## Problem to work on
Print the listing from its top line through the line containing "import seaborn as sns", nothing more, and leave out the pictures.

## begin Data excerpt

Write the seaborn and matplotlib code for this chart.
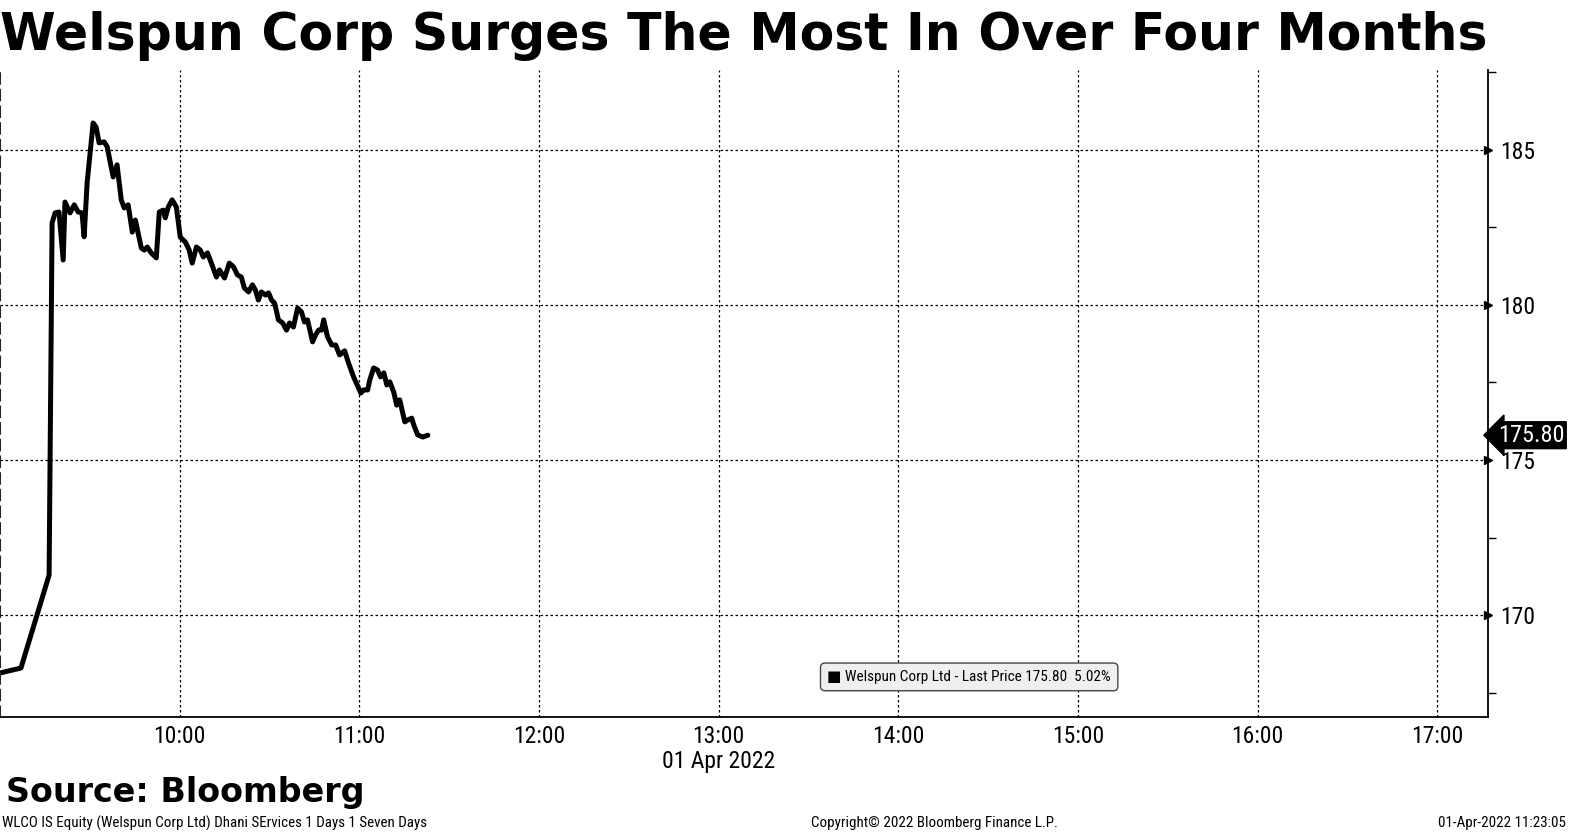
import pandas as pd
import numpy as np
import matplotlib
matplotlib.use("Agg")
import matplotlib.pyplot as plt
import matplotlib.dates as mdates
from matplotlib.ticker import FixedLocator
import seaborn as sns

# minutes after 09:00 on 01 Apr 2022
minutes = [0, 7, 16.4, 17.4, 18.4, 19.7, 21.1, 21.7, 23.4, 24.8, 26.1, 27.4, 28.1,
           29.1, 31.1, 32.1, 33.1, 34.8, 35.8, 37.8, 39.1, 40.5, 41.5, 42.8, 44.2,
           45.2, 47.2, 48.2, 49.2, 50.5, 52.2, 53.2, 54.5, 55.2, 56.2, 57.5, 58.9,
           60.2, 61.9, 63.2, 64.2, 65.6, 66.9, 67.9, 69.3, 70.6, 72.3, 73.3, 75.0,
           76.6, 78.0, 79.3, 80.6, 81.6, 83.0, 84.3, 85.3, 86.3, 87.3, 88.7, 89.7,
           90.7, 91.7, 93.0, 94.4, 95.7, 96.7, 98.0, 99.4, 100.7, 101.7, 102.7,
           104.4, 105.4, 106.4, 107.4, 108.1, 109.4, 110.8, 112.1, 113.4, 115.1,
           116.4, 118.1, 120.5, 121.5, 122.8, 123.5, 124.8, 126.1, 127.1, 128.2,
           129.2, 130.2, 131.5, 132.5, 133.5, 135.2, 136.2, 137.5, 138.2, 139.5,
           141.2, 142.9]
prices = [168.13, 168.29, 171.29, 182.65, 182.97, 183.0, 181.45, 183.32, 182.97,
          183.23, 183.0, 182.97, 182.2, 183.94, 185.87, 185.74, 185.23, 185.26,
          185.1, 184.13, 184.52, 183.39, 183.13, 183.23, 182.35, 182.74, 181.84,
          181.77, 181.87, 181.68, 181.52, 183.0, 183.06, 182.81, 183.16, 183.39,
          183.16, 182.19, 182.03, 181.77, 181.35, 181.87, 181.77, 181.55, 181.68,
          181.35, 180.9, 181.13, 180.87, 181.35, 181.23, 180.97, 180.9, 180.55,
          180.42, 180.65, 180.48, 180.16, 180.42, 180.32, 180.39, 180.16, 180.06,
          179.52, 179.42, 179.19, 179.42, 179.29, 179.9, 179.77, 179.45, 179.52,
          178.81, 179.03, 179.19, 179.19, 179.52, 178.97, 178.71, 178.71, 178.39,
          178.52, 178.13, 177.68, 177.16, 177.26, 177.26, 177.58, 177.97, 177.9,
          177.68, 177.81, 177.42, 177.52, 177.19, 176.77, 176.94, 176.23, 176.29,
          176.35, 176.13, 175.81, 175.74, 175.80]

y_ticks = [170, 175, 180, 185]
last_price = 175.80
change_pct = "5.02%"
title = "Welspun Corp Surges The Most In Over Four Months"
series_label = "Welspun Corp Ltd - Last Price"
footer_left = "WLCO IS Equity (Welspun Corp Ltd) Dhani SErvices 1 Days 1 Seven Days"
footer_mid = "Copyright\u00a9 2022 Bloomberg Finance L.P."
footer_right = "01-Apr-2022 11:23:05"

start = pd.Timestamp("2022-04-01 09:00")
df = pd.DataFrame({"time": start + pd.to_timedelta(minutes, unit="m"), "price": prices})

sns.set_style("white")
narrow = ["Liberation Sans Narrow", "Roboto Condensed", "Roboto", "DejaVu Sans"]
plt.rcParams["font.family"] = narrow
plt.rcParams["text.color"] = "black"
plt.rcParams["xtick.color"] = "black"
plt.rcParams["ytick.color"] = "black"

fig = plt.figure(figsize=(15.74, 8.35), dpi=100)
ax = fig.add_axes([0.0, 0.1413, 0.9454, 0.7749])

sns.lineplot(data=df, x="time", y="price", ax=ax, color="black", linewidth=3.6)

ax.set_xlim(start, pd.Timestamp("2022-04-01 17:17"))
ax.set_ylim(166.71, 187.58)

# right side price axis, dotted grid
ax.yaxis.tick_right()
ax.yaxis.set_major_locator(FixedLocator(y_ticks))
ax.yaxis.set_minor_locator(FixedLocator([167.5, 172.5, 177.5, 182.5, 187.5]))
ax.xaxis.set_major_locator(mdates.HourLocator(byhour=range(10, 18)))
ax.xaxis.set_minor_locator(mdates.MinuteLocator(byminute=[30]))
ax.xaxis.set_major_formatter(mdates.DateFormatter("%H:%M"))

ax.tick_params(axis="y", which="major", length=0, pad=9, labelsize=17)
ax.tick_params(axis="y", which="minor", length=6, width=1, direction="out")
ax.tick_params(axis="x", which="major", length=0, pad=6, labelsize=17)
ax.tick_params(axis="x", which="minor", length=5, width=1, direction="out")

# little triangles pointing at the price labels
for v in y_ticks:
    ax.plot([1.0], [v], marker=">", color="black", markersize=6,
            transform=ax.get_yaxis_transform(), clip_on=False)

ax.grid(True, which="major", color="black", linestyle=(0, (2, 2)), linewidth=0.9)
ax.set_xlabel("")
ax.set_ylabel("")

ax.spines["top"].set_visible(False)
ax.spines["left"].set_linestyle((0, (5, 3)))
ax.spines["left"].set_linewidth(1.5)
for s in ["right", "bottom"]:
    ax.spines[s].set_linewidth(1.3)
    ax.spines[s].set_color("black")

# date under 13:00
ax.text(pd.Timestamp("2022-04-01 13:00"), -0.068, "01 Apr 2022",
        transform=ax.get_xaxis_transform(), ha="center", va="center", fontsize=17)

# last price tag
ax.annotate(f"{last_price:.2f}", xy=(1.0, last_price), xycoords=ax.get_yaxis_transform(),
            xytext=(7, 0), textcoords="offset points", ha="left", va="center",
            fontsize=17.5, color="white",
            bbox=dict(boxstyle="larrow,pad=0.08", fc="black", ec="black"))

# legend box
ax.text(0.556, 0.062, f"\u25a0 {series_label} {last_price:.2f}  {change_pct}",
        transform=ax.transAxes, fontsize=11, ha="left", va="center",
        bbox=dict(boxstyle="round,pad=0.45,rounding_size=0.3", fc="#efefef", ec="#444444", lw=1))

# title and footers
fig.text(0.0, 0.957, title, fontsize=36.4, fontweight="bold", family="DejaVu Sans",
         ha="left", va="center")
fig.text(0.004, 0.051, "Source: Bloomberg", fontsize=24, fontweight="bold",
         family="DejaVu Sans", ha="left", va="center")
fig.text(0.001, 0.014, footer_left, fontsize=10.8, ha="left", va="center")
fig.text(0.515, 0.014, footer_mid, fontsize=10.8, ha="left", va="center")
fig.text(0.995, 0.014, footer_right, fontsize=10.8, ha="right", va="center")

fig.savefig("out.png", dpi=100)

## end Data excerpt

## Final answer
Write the seaborn and matplotlib code for this chart.
import pandas as pd
import numpy as np
import matplotlib
matplotlib.use("Agg")
import matplotlib.pyplot as plt
import matplotlib.dates as mdates
from matplotlib.ticker import FixedLocator
import seaborn as sns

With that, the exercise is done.